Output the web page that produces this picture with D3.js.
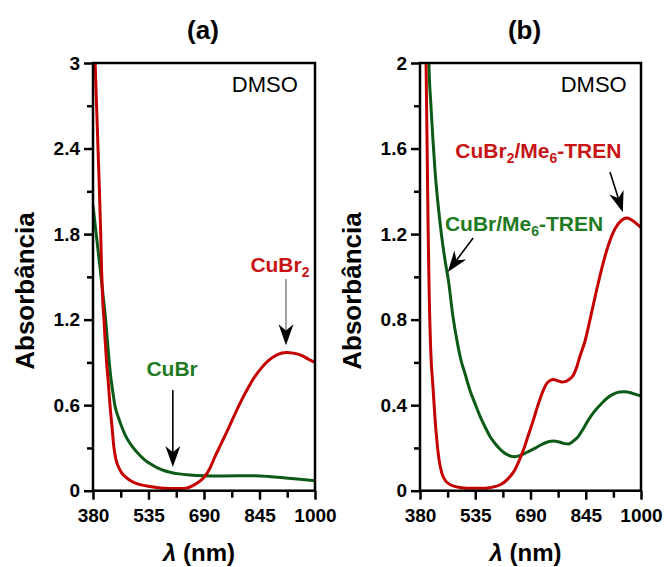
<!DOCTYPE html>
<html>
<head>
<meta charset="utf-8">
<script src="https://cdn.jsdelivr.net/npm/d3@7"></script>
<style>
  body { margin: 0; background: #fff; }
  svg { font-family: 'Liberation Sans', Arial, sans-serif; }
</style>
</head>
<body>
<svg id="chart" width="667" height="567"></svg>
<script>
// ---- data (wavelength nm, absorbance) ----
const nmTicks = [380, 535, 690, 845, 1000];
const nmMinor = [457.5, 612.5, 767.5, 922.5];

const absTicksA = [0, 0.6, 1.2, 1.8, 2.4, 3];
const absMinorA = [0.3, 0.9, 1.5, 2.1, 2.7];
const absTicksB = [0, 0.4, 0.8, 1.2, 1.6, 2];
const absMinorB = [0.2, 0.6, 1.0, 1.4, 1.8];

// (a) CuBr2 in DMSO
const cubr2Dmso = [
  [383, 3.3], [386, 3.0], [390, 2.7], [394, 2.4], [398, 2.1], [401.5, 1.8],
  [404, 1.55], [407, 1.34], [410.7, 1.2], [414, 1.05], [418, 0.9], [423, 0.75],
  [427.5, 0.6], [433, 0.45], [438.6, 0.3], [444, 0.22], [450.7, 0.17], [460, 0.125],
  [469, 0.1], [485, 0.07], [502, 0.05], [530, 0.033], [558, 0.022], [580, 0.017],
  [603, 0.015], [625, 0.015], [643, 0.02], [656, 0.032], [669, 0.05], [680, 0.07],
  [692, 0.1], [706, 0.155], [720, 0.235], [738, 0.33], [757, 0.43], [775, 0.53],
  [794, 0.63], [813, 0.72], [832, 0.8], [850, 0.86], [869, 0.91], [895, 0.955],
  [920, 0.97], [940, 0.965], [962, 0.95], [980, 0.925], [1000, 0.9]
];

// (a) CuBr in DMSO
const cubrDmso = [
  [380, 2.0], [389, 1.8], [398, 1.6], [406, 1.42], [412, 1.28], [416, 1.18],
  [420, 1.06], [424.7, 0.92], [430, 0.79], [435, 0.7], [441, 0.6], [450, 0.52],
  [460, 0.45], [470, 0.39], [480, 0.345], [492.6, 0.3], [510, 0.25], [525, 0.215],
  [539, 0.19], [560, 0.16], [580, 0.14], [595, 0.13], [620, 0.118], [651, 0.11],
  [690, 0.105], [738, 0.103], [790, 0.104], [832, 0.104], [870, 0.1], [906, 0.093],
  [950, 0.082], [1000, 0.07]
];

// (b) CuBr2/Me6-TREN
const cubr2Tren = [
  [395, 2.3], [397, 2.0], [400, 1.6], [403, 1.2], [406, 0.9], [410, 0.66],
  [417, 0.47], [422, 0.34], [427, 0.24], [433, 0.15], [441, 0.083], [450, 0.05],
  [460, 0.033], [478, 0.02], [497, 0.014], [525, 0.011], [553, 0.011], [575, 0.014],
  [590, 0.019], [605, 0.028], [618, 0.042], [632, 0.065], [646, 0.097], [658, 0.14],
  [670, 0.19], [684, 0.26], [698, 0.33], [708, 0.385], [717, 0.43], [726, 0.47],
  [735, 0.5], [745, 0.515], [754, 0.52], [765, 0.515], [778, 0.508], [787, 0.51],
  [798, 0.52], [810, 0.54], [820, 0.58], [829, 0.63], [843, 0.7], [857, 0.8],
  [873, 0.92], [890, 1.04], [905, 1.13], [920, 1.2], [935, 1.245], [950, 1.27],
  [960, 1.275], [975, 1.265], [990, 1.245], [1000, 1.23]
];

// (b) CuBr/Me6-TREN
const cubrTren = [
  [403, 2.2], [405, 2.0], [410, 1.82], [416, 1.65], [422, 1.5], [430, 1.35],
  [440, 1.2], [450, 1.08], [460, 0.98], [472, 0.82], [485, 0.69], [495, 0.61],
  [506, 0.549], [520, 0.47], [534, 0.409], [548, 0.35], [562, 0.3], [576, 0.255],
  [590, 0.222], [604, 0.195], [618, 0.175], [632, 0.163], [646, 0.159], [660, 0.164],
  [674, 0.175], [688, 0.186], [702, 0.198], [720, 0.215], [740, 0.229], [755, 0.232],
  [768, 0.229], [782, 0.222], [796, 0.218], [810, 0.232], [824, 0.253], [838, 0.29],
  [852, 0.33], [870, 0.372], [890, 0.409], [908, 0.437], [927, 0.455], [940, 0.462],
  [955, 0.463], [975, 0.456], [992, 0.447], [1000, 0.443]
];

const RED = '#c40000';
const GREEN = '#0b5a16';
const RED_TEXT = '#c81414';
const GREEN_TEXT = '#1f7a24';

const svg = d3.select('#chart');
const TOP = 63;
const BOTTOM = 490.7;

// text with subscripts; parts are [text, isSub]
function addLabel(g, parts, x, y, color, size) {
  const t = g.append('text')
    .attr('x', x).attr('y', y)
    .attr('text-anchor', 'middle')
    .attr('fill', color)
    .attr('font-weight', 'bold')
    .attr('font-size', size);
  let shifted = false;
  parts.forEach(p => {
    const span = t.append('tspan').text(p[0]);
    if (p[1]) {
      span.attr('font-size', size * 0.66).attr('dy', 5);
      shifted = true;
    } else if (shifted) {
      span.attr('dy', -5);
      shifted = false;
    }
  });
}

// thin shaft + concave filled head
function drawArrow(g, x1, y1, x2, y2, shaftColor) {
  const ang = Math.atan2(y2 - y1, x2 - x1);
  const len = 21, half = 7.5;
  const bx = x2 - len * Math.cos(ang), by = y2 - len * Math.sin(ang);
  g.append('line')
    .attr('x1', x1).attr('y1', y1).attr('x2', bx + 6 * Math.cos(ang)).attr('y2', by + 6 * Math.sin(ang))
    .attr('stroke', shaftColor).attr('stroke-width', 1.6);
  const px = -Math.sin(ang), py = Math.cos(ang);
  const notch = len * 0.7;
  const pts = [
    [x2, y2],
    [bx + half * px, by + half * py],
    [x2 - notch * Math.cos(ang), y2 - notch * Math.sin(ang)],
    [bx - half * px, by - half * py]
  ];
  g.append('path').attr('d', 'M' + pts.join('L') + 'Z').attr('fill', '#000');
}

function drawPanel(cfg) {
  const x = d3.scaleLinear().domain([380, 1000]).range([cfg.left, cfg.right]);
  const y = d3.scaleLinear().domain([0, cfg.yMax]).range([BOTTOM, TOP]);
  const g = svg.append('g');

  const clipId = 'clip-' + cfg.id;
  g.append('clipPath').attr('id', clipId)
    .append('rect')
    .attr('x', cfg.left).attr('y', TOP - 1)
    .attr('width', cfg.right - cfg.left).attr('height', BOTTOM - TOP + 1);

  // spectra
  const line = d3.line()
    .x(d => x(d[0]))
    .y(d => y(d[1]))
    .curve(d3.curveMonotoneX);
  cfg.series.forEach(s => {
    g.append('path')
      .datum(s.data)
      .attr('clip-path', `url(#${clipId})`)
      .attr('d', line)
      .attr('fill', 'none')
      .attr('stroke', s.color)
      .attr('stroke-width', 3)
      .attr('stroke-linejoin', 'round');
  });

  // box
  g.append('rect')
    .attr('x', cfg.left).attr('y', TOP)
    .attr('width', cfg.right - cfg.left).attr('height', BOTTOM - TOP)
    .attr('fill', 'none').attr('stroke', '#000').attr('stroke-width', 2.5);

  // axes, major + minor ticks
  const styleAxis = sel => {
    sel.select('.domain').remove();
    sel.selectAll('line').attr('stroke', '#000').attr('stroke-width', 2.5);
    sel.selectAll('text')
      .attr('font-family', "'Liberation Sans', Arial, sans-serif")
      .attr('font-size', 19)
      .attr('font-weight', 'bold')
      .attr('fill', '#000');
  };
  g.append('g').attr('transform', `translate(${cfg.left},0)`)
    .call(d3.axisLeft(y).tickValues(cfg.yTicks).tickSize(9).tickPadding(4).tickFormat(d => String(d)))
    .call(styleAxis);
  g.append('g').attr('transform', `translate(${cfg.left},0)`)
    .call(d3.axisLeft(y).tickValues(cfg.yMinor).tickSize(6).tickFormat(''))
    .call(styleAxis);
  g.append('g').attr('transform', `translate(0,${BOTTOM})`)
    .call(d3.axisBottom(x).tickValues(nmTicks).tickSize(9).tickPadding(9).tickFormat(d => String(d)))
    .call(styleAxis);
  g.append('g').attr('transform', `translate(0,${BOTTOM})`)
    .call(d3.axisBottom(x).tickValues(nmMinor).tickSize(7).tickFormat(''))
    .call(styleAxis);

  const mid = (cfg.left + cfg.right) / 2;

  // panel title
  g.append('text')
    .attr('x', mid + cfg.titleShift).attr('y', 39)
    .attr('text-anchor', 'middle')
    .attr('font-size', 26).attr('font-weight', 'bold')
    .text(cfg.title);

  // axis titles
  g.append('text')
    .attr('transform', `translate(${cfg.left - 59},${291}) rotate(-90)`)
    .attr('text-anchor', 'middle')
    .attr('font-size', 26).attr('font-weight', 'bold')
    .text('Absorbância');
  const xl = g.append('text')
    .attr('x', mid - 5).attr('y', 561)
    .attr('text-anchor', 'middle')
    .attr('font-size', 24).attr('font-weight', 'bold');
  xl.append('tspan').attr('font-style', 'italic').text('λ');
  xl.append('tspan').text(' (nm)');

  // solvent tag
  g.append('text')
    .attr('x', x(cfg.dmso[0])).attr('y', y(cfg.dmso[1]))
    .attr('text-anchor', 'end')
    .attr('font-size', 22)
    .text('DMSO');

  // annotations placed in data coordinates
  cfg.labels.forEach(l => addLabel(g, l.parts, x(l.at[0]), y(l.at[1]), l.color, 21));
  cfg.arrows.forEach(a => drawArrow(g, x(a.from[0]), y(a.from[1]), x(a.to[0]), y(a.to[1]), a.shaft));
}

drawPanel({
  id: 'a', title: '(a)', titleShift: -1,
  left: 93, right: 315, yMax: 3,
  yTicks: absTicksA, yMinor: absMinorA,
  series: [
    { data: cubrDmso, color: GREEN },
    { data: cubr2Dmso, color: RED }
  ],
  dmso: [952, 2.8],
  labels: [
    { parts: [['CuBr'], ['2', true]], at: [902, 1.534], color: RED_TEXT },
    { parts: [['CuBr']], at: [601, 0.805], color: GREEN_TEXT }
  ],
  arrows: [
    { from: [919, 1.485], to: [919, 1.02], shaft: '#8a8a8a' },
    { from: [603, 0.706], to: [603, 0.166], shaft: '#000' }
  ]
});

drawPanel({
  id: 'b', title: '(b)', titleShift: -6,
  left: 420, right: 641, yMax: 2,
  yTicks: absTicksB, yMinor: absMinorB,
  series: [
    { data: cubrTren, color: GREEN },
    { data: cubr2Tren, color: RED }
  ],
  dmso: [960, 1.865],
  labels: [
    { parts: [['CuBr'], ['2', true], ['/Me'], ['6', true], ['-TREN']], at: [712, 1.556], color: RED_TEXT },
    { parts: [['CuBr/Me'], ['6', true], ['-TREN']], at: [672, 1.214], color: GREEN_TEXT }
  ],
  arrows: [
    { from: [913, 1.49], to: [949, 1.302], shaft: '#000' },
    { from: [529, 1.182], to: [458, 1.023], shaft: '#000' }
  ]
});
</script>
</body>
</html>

▸ Aim
Repeat only the lines from the beginning of the material through the line containing "const absMinorB = [0.2, 0.6, 1.0, 1.4, 1.8];", both ends kept, leaving pictures out.

▸ Written response
Output the web page that produces this picture with D3.js.
<!DOCTYPE html>
<html>
<head>
<meta charset="utf-8">
<script src="https://cdn.jsdelivr.net/npm/d3@7"></script>
<style>
  body { margin: 0; background: #fff; }
  svg { font-family: 'Liberation Sans', Arial, sans-serif; }
</style>
</head>
<body>
<svg id="chart" width="667" height="567"></svg>
<script>
// ---- data (wavelength nm, absorbance) ----
const nmTicks = [380, 535, 690, 845, 1000];
const nmMinor = [457.5, 612.5, 767.5, 922.5];

const absTicksA = [0, 0.6, 1.2, 1.8, 2.4, 3];
const absMinorA = [0.3, 0.9, 1.5, 2.1, 2.7];
const absTicksB = [0, 0.4, 0.8, 1.2, 1.6, 2];
const absMinorB = [0.2, 0.6, 1.0, 1.4, 1.8];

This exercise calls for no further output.